Code that draws figures
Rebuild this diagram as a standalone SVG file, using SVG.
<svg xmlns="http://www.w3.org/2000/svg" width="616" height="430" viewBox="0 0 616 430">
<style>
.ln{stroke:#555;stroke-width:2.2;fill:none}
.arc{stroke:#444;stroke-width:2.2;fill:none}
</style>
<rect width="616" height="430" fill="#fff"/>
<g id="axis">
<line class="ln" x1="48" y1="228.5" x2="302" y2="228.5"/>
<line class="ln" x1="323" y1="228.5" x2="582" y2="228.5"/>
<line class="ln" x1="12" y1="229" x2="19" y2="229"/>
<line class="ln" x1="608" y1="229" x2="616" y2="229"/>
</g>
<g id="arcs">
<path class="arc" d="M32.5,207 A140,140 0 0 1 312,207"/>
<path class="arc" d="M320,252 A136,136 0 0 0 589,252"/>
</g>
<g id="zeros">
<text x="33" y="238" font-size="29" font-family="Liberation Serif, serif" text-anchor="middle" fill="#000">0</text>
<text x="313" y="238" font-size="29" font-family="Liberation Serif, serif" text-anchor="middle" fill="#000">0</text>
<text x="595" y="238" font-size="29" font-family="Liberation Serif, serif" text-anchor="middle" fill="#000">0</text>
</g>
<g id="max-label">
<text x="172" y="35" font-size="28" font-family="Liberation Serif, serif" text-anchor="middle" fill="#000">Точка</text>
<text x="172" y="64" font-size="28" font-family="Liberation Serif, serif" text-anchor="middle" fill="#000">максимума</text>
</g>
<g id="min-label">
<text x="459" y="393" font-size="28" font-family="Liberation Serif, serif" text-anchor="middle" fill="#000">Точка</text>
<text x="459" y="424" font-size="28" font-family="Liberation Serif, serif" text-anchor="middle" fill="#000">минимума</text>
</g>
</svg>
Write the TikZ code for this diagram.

### TASK DIRECTIONS
Using the material above, print every entry exactly as written.

### RESPONSE TO THE TASK
Rebuild this diagram as a standalone SVG file, using SVG.
<svg xmlns="http://www.w3.org/2000/svg" width="616" height="430" viewBox="0 0 616 430">
<style>
.ln{stroke:#555;stroke-width:2.2;fill:none}
.arc{stroke:#444;stroke-width:2.2;fill:none}
</style>
<rect width="616" height="430" fill="#fff"/>
<g id="axis">
<line class="ln" x1="48" y1="228.5" x2="302" y2="228.5"/>
<line class="ln" x1="323" y1="228.5" x2="582" y2="228.5"/>
<line class="ln" x1="12" y1="229" x2="19" y2="229"/>
<line class="ln" x1="608" y1="229" x2="616" y2="229"/>
</g>
<g id="arcs">
<path class="arc" d="M32.5,207 A140,140 0 0 1 312,207"/>
<path class="arc" d="M320,252 A136,136 0 0 0 589,252"/>
</g>
<g id="zeros">
<text x="33" y="238" font-size="29" font-family="Liberation Serif, serif" text-anchor="middle" fill="#000">0</text>
<text x="313" y="238" font-size="29" font-family="Liberation Serif, serif" text-anchor="middle" fill="#000">0</text>
<text x="595" y="238" font-size="29" font-family="Liberation Serif, serif" text-anchor="middle" fill="#000">0</text>
</g>
<g id="max-label">
<text x="172" y="35" font-size="28" font-family="Liberation Serif, serif" text-anchor="middle" fill="#000">Точка</text>
<text x="172" y="64" font-size="28" font-family="Liberation Serif, serif" text-anchor="middle" fill="#000">максимума</text>
</g>
<g id="min-label">
<text x="459" y="393" font-size="28" font-family="Liberation Serif, serif" text-anchor="middle" fill="#000">Точка</text>
<text x="459" y="424" font-size="28" font-family="Liberation Serif, serif" text-anchor="middle" fill="#000">минимума</text>
</g>
</svg>
Write the TikZ code for this diagram.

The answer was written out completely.